Quant à l’association Te Mana o te Moana, elle fait le lien entre la préservation de ce fragile écosystème et la clientèle. Sa présidente, la vétérinaire Cécile Gaspar, est une experte des tortues vertes. Ses observations montrent qu’elles font un périple de trois mois et 4.500 kilomètres, jusqu’aux îles Fidji, avant de revenir pondre à Tetiaroa, entre octobre et mars. Les hôtes du Brando peuvent accompagner les chercheurs, qui deviennent alors semeurs de savoirs. Pareillement, ils partent à la découverte des motus en compagnie des guides de Te Mana o te moana. Côté ciel comme dans l’eau, pour admirer les damzelles, ces mini-poissons bleu Klein qui bécotent les bouquets de corail. Approcher, oui ; admirer, certainement ; altérer, pas question.

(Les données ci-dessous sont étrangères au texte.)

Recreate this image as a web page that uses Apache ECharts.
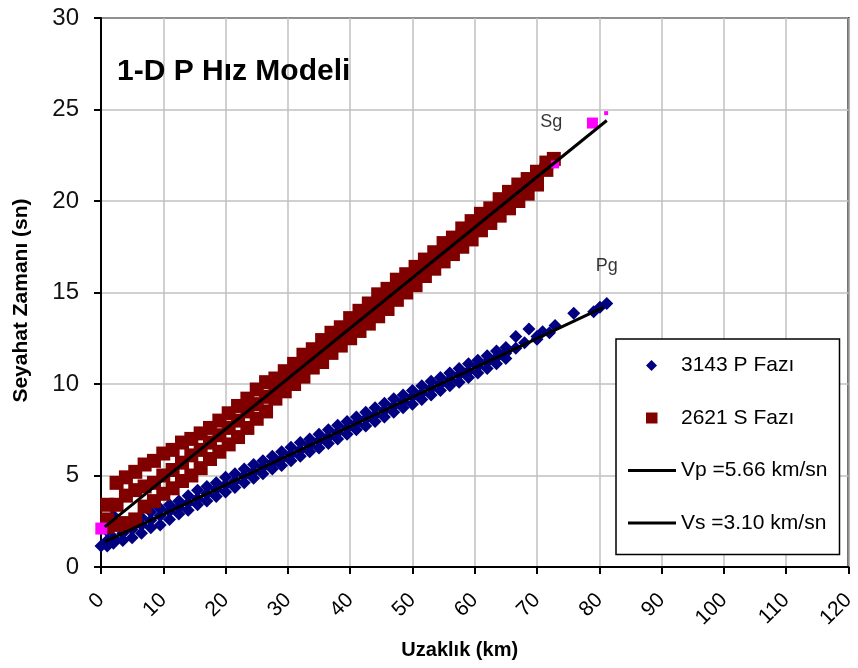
<!DOCTYPE html>
<html>
<head>
<meta charset="utf-8">
<script src="https://cdn.jsdelivr.net/npm/echarts@6/dist/echarts.min.js"></script>
<style>
  html, body { margin: 0; padding: 0; background: #fff; }
  #chart { width: 858px; height: 668px; }
</style>
</head>
<body>
<div id="chart"></div>
<script>
// P phase picks (distance km, travel time s)
var pPhase = [
  [0.0, 1.15],
  [1.0, 1.95], [1.0, 1.45], [1.0, 1.15],
  [2.0, 2.8], [2.0, 1.6], [2.0, 1.3],
  [3.5, 2.3], [3.5, 1.85], [3.5, 1.45],
  [5.0, 2.45], [5.0, 2.05], [5.0, 1.6],
  [6.5, 2.7], [6.5, 2.3], [6.5, 1.85],
  [8.0, 3.0], [8.0, 2.55], [8.0, 2.15],
  [9.5, 3.2], [9.5, 2.8], [9.5, 2.3],
  [11.0, 3.4], [11.0, 3.05], [11.0, 2.6],
  [12.5, 3.6], [12.5, 3.25], [12.5, 2.9],
  [14.0, 3.9], [14.0, 3.5], [14.0, 3.1],
  [15.5, 4.2], [15.5, 3.75], [15.5, 3.4],
  [17.0, 4.4], [17.0, 4.0], [17.0, 3.6],
  [18.5, 4.6], [18.5, 4.25], [18.5, 3.85],
  [20.0, 4.9], [20.0, 4.5], [20.0, 4.1],
  [21.5, 5.1], [21.5, 4.7], [21.5, 4.35],
  [23.0, 5.35], [23.0, 5.0], [23.0, 4.6],
  [24.5, 5.6], [24.5, 5.2], [24.5, 4.85],
  [26.0, 5.8], [26.0, 5.45], [26.0, 5.1],
  [27.5, 6.05], [27.5, 5.7], [27.5, 5.35],
  [29.0, 6.3], [29.0, 5.9], [29.0, 5.55],
  [30.5, 6.55], [30.5, 6.15], [30.5, 5.8],
  [32.0, 6.8], [32.0, 6.4], [32.0, 6.05],
  [33.5, 7.0], [33.5, 6.65], [33.5, 6.3],
  [35.0, 7.25], [35.0, 6.9], [35.0, 6.5],
  [36.5, 7.5], [36.5, 7.1], [36.5, 6.75],
  [38.0, 7.75], [38.0, 7.35], [38.0, 7.0],
  [39.5, 7.95], [39.5, 7.6], [39.5, 7.25],
  [41.0, 8.2], [41.0, 7.85], [41.0, 7.5],
  [42.5, 8.45], [42.5, 8.1], [42.5, 7.7],
  [44.0, 8.7], [44.0, 8.3], [44.0, 7.95],
  [45.5, 8.95], [45.5, 8.55], [45.5, 8.2],
  [47.0, 9.2], [47.0, 8.8], [47.0, 8.45],
  [48.5, 9.4], [48.5, 9.05], [48.5, 8.7],
  [50.0, 9.65], [50.0, 9.3], [50.0, 8.9],
  [51.5, 9.9], [51.5, 9.5], [51.5, 9.15],
  [53.0, 10.15], [53.0, 9.75], [53.0, 9.4],
  [54.5, 10.35], [54.5, 10.0], [54.5, 9.65],
  [56.0, 10.6], [56.0, 10.25], [56.0, 9.9],
  [57.5, 10.85], [57.5, 10.5], [57.5, 10.1],
  [59.0, 11.1], [59.0, 10.7], [59.0, 10.35],
  [60.5, 11.3], [60.5, 10.95], [60.5, 10.6],
  [62.0, 11.55], [62.0, 11.2], [62.0, 10.85],
  [63.5, 11.8], [63.5, 11.45], [63.5, 11.1],
  [65.0, 12.0], [65.0, 11.7], [65.0, 11.4],
  [66.6, 12.6], [66.6, 11.95],
  [68.0, 12.25], [68.7, 13.0],
  [70.0, 12.6], [70.0, 12.45], [70.9, 12.86],
  [72.0, 12.8], [72.9, 13.2],
  [75.9, 13.86], [79.1, 13.95], [80.1, 14.2], [81.2, 14.4]
];

// S phase picks
var sPhase = [
  [1.0, 3.4], [1.0, 2.6], [1.0, 2.2],
  [2.5, 4.6], [2.5, 3.4], [2.5, 2.3],
  [4.0, 4.9], [4.0, 3.9], [4.0, 2.4],
  [5.5, 5.2], [5.5, 4.2], [5.5, 2.6],
  [7.0, 5.6], [7.0, 4.4], [7.0, 3.3],
  [8.5, 5.8], [8.5, 4.6], [8.5, 3.6],
  [10.0, 6.2], [10.0, 5.0], [10.0, 4.0],
  [11.5, 6.4], [11.5, 5.3], [11.5, 4.3],
  [13.0, 6.8], [13.0, 5.7], [13.0, 4.7],
  [14.5, 7.0], [14.5, 6.1], [14.5, 5.0],
  [16.0, 7.3], [16.0, 6.4], [16.0, 5.4],
  [17.5, 7.6], [17.5, 6.8], [17.5, 5.9],
  [19.0, 8.0], [19.0, 7.2], [19.0, 6.3],
  [20.5, 8.4], [20.5, 7.6], [20.5, 6.7],
  [22.0, 8.8], [22.0, 8.0], [22.0, 7.1],
  [23.5, 9.2], [23.5, 8.5], [23.5, 7.6],
  [25.0, 9.7], [25.0, 8.9], [25.0, 8.1],
  [26.5, 10.1], [26.5, 9.3], [26.5, 8.5],
  [28.0, 10.3], [28.0, 9.7], [28.0, 9.2],
  [29.5, 10.7], [29.5, 10.1], [29.5, 9.6],
  [31.0, 11.1], [31.0, 10.6], [31.0, 10.0],
  [32.5, 11.6], [32.5, 11.0], [32.5, 10.4],
  [34.0, 11.9], [34.0, 11.4], [34.0, 10.9],
  [35.5, 12.4], [35.5, 11.8], [35.5, 11.2],
  [37.0, 12.8], [37.0, 12.2], [37.0, 11.7],
  [38.5, 13.1], [38.5, 12.6], [38.5, 12.1],
  [40.0, 13.6], [40.0, 13.0], [40.0, 12.5],
  [41.5, 14.0], [41.5, 13.4], [41.5, 12.9],
  [43.0, 14.4], [43.0, 13.9], [43.0, 13.3],
  [44.5, 14.9], [44.5, 14.3], [44.5, 13.7],
  [46.0, 15.2], [46.0, 14.7], [46.0, 14.1],
  [47.5, 15.7], [47.5, 15.1], [47.5, 14.6],
  [49.0, 16.0], [49.0, 15.5], [49.0, 15.0],
  [50.5, 16.4], [50.5, 15.9], [50.5, 15.4],
  [52.0, 16.8], [52.0, 16.3], [52.0, 15.9],
  [53.5, 17.2], [53.5, 16.7], [53.5, 16.3],
  [55.0, 17.7], [55.0, 17.2], [55.0, 16.7],
  [56.5, 18.0], [56.5, 17.6], [56.5, 17.1],
  [58.0, 18.5], [58.0, 18.0], [58.0, 17.5],
  [59.5, 18.9], [59.5, 18.4], [59.5, 17.9],
  [61.0, 19.3], [61.0, 18.8], [61.0, 18.4],
  [62.5, 19.6], [62.5, 19.2], [62.5, 18.8],
  [64.0, 20.1], [64.0, 19.6], [64.0, 19.2],
  [65.5, 20.5], [65.5, 20.0], [65.5, 19.6],
  [67.0, 20.9], [67.0, 20.5], [67.0, 20.0],
  [68.5, 21.2], [68.5, 20.9], [68.5, 20.4],
  [70.0, 21.6], [70.0, 21.3], [70.0, 20.9],
  [71.5, 22.1], [71.5, 21.7],
  [72.7, 22.3]
];

// magenta marks
var pinkMarks = [[0.05, 2.1, 12], [72.9, 22.0, 8], [78.9, 24.26, 11], [81.1, 24.8, 4]];

// fitted lines
var vpLine = [[0.6, 1.37], [80.7, 14.2]];
var vsLine = [[0.6, 2.19], [81.2, 24.4]];

// phase tags
var phaseTags = [[72.3, 24.3, 'Sg'], [81.2, 16.45, 'Pg']];

var xTicks = { min: 0, max: 120, step: 10 };
var yTicks = { min: 0, max: 30, step: 5 };

var legendNames = ['3143 P Fazı', '2621 S Fazı', 'Vp =5.66 km/sn', 'Vs =3.10 km/sn'];

var font = 'Liberation Sans, Arial, sans-serif';
// legend icons drawn inside a 48 x 11 box; the two empty segments hold the box width
var lineIcon = 'path://M0 0H48V3H0Z';
var diamondIcon = 'path://M0 5.5L0 5.5M48 5.5L48 5.5M23.5 0L29 5.5L23.5 11L18 5.5Z';
var squareIcon = 'path://M0 5.5L0 5.5M48 5.5L48 5.5M18 0H29.5V11H18Z';
var chart = echarts.init(document.getElementById('chart'));

var option = {
  animation: false,
  backgroundColor: '#fff',
  title: {
    text: '1-D P Hız Modeli',
    left: 117,
    top: 57,
    padding: 0,
    textStyle: { fontFamily: font, fontSize: 30, fontWeight: 'bold', color: '#000' }
  },
  grid: {
    left: 101, right: 4, top: 18, bottom: 101,
    show: true, borderColor: '#000', borderWidth: 2, backgroundColor: 'transparent'
  },
  legend: {
    orient: 'vertical',
    left: 616,
    top: 339,
    padding: [16, 12, 21, 12],
    itemWidth: 48,
    itemHeight: 11,
    itemGap: 31.5,
    backgroundColor: '#fff',
    borderColor: '#000',
    borderWidth: 1.5,
    textStyle: { fontFamily: font, fontSize: 21, color: '#000' },
    data: [
      { name: legendNames[0], icon: diamondIcon },
      { name: legendNames[1], icon: squareIcon },
      { name: legendNames[2], icon: lineIcon },
      { name: legendNames[3], icon: lineIcon }
    ]
  },
  xAxis: {
    type: 'value',
    min: xTicks.min, max: xTicks.max, interval: xTicks.step,
    name: 'Uzaklık (km)',
    nameLocation: 'middle',
    nameGap: 73,
    nameTextStyle: { fontFamily: font, fontSize: 20, fontWeight: 'bold', color: '#000', padding: [0, 30, 0, 0] },
    axisLine: { lineStyle: { color: '#000', width: 2 } },
    axisTick: { show: true, inside: false, length: 7, lineStyle: { color: '#000', width: 2 } },
    axisLabel: { rotate: 45, margin: 30, fontFamily: font, fontSize: 21, color: '#000' },
    splitLine: { show: true, lineStyle: { color: '#c0c0c0', width: 1.5 } }
  },
  yAxis: {
    type: 'value',
    min: yTicks.min, max: yTicks.max, interval: yTicks.step,
    name: 'Seyahat Zamanı (sn)',
    nameLocation: 'middle',
    nameGap: 69,
    nameTextStyle: { fontFamily: font, fontSize: 21, fontWeight: 'bold', color: '#000', padding: [0, 16, 0, 0] },
    axisLine: { show: true, lineStyle: { color: '#000', width: 2 } },
    axisTick: { show: true, inside: false, length: 7, lineStyle: { color: '#000', width: 2 } },
    axisLabel: { margin: 22, fontFamily: font, fontSize: 24, color: '#111' },
    splitLine: { show: true, lineStyle: { color: '#c0c0c0', width: 1.5 } }
  },
  series: [
    {
      name: legendNames[0],
      type: 'scatter',
      symbol: 'diamond',
      symbolSize: 13,
      itemStyle: { color: '#000080', opacity: 1 },
      data: pPhase,
      z: 2
    },
    {
      name: legendNames[1],
      type: 'scatter',
      symbol: 'rect',
      symbolSize: 14,
      itemStyle: { color: '#800000', opacity: 1 },
      data: sPhase,
      z: 3
    },
    {
      name: 'pink',
      type: 'scatter',
      symbol: 'rect',
      symbolSize: function (v) { return v[2]; },
      itemStyle: { color: '#ff00ff', opacity: 1 },
      data: pinkMarks,
      z: 4
    },
    {
      name: legendNames[2],
      type: 'line',
      symbol: 'none',
      lineStyle: { color: '#000', width: 3 },
      itemStyle: { color: '#000' },
      data: vpLine,
      z: 5
    },
    {
      name: legendNames[3],
      type: 'line',
      symbol: 'none',
      lineStyle: { color: '#000', width: 3 },
      itemStyle: { color: '#000' },
      data: vsLine,
      z: 5
    },
    {
      name: 'tags',
      type: 'scatter',
      symbolSize: 0,
      data: phaseTags,
      label: {
        show: true,
        position: 'inside',
        formatter: function (p) { return p.value[2]; },
        fontFamily: font, fontSize: 18, color: '#000'
      },
      z: 6
    }
  ]
};
chart.setOption(option);
</script>
</body>
</html>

Quand elle accompagne les curieux jusqu’à Tahuna Iti, le motu aux oiseaux, Tumi raconte, jumelles à la main, le bulbul à ventre rouge, la frégate ariel, la marouette, la sterne à dos gris. Jamais elle ne révèle sa filiation, encore moins sa fierté d’être la gardienne d’un trésor. Son grand-père le promit un jour : « Si j’en ai le pouvoir, Tetiaroa restera toujours un endroit qui rappellera aux Tahitiens ce qu’ils sont et ce qu’ils étaient des siècles auparavant ». Tumi regarde le ciel, ouvre grands les bras pour s’offrir au vent du large et aux parfums d’océan. Elle est le mana de Tetiaroa.
C’est bel et bien Marlon Brando lui-même qui a voulu Tetiaroa telle qu’elle est aujourd’hui, dans ses moindres détails. Car cette vision qu’il eut de son île correspond point par point à ses valeurs, à sa conception du positionnement de l’homme au sein de cette nature qu’il se doit de respecter, ainsi qu’aux positions fortes que l’acteur a toujours défendues, au risque de se mettre à dos une partie de l’industrie du film, comme ce fut d’ailleurs le cas.
Mais Tetiaroa est aussi la preuve qu’un projet de cette ampleur nécessite la conjonction parfaite du rêve et du pragmatisme. Et lorsque ces deux visions cohabitent dans le respect, tout semble possible.